Latif Bolat will present “Healing Sounds of Ancient Turkey,” an evening of Turkish Sufi mystic music, poetry and images on Thursday, Nov. 10, at 8 p.m. in the Richard and Lucille Ice Auditorium in Melrose Hall at Linfield. A pre-concert lecture, “One thousand years of Turkish mystic Sufi poetry, philosophy, music and rituals,” will be held at 7 p.m. in Ice.
Bolat will present music, poetry, Sufi mystic stories and images from the ancient land of Turkey. He will perform Turkish folk music and devotional Sufi songs, known as Ilahi and Nefes, from the Anatolian peninsula. The lyrics are taken largely from mystic poets including Yunus Emre, Niyazi Misri and others. Throughout the program, which also includes sacred ballads composed by Bolat, devotional poetry will be recited from 13th Century Sufi poets Yunus Emre and Rumi, and images of Turkish people and scenery will be reflected on a screen.
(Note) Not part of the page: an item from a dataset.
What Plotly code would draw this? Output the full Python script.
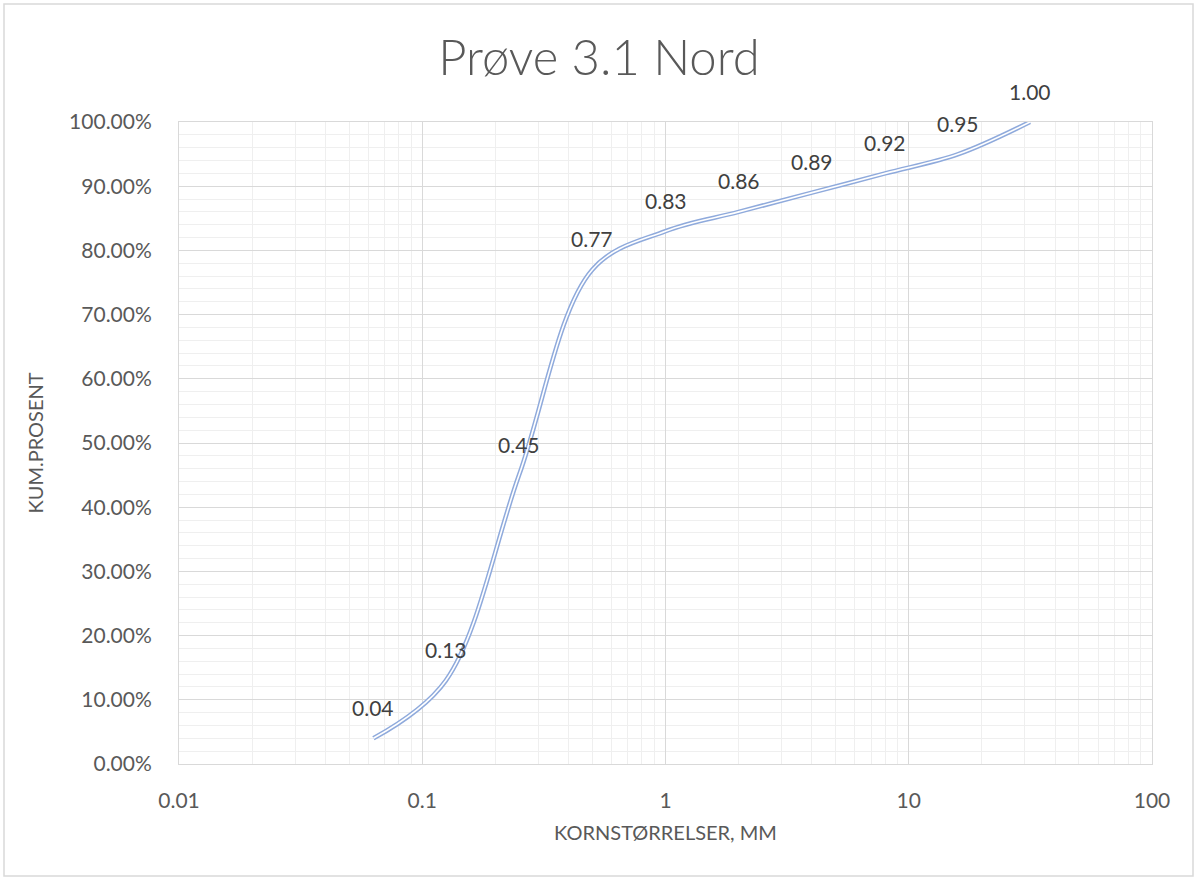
import numpy as np
import plotly.graph_objects as go

# Sieve analysis: grain size (mm) vs cumulative passing fraction
grain_size_mm = [0.063, 0.125, 0.25, 0.5, 1, 2, 4, 8, 16, 31.5]
cum_fraction = [0.04, 0.13, 0.45, 0.77, 0.83, 0.86, 0.89, 0.92, 0.95, 1.00]

x_tick_vals = [0.01, 0.1, 1, 10, 100]
x_tick_text = ["0.01", "0.1", "1", "10", "100"]

title_text = "Prøve 3.1 Nord"
x_title = "KORNSTØRRELSER, MM"
y_title = "KUM.PROSENT"

FONT = "Lato, 'Open Sans', sans-serif"
LINE_BLUE = "#8faadc"
GRID_MAJOR = "#d9d9d9"
GRID_MINOR = "#efefef"
TEXT_GREY = "#595959"

# minor gridlines at 2..9 within each decade
minor_vals = [k * 10.0 ** e for e in range(-2, 2) for k in range(2, 10)]

fig = go.Figure()

# double-line look: wide blue stroke with a thin white core
fig.add_trace(go.Scatter(
    x=grain_size_mm, y=cum_fraction, mode="lines",
    line=dict(color=LINE_BLUE, width=4.6, shape="spline", smoothing=1.0),
    hoverinfo="skip", showlegend=False,
))
fig.add_trace(go.Scatter(
    x=grain_size_mm, y=cum_fraction, mode="lines",
    line=dict(color="white", width=1.6, shape="spline", smoothing=1.0),
    showlegend=False,
))

# data labels above each point
for xv, yv in zip(grain_size_mm, cum_fraction):
    fig.add_annotation(
        x=np.log10(xv), y=yv, text=f"{yv:.2f}", showarrow=False,
        yshift=31, font=dict(family=FONT, size=21, color="#404040"),
    )

W, H = 1198, 880
L, R, T, B = 179, 46, 122, 116
pw, ph = W - L - R, H - T - B

# outer chart frame
fig.add_shape(
    type="rect", xref="paper", yref="paper", layer="below",
    x0=(4 - L) / pw, x1=(W - 5 - L) / pw,
    y0=(H - B - 876) / ph, y1=(H - B - 4) / ph,
    line=dict(color="#d9d9d9", width=1.5), fillcolor="rgba(0,0,0,0)",
)

fig.update_layout(
    width=W, height=H,
    margin=dict(l=L, r=R, t=T, b=B),
    paper_bgcolor="white", plot_bgcolor="white",
    title=dict(
        text=title_text, x=0.5, xref="container", xanchor="center",
        y=1 - 58 / H, yref="container", yanchor="middle",
        font=dict(family=FONT, size=49, color=TEXT_GREY, weight=300),
    ),
    font=dict(family=FONT, color=TEXT_GREY),
)

fig.update_xaxes(
    type="log", range=[-2, 2],
    tickmode="array", tickvals=x_tick_vals, ticktext=x_tick_text,
    tickfont=dict(family=FONT, size=21, color=TEXT_GREY),
    showgrid=True, gridcolor=GRID_MAJOR, gridwidth=1,
    minor=dict(tickmode="array", tickvals=minor_vals, showgrid=True,
               gridcolor=GRID_MINOR, gridwidth=1),
    showline=True, linecolor=GRID_MAJOR, linewidth=1, mirror=True,
    ticks="", ticklabelstandoff=18, zeroline=False,
    title=dict(text=x_title, standoff=14,
               font=dict(family=FONT, size=20, color=TEXT_GREY)),
)
fig.update_yaxes(
    range=[0, 1], tickmode="linear", tick0=0, dtick=0.1, tickformat=".2%",
    tickfont=dict(family=FONT, size=21, color=TEXT_GREY),
    showgrid=True, gridcolor=GRID_MAJOR, gridwidth=1,
    minor=dict(dtick=0.02, showgrid=True, gridcolor=GRID_MINOR, gridwidth=1),
    showline=True, linecolor=GRID_MAJOR, linewidth=1, mirror=True,
    ticks="", ticklabelstandoff=22, zeroline=False,
    title=dict(text=y_title, standoff=20,
               font=dict(family=FONT, size=20, color=TEXT_GREY)),
)

fig.write_html("out.html")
In addition to presenting the lecture and performance, Bolat will also meet with music, religious studies, sociology and anthropology students while on campus.
Bolat possesses a vast repertoire, ranging from Sufi devotional songs and Turkish folk music to classical pieces. His performances draw on ancient texts and employ traditional instrumentation such as the baglama (long necked lute), and he is often accompanied by other Turkish traditional instruments such as oud, bendir and ney flute. He has performed at festivals and concerts around the world. In addition to Carnegie Hall concerts and lectures, he has recorded four CDs, appeared numerous times on TV and radio and composed music for the PBS documentary “Mohammed: Legacy of a Prophet” and George Lucas’s TV series “Young Indiana Jones.” He is also the co-author of a Turkish Sufi poetry book, “Quarreling with God.” For the past 10 years, he has led educational cultural tours to Turkey.
Bolat is a native of the Turkish Mediterranean town of Mersin. After receiving his degree in folklore and music at Gazi University in Ankara, Turkey, he taught traditional music throughout the country. He went on to manage Ankara Halk Tiyatrosu, a musical theater company, which performed traditional musical plays. Bolat also received further degrees in Turkish history and Middle East religion and politics from Ankara University and an MBA from San Francisco State University.
The program is sponsored by the Department of Religious Studies, the Chaplain’s Office and the Frazee Lecture in Bible and Religion, established by friends and family in honor of Gordon G. Frazee, who served Linfield for 32 years as chaplain and professor of religion. The Frazee fund is used to underwrite an annual lecture under the auspices of the Linfield Religious Studies Department.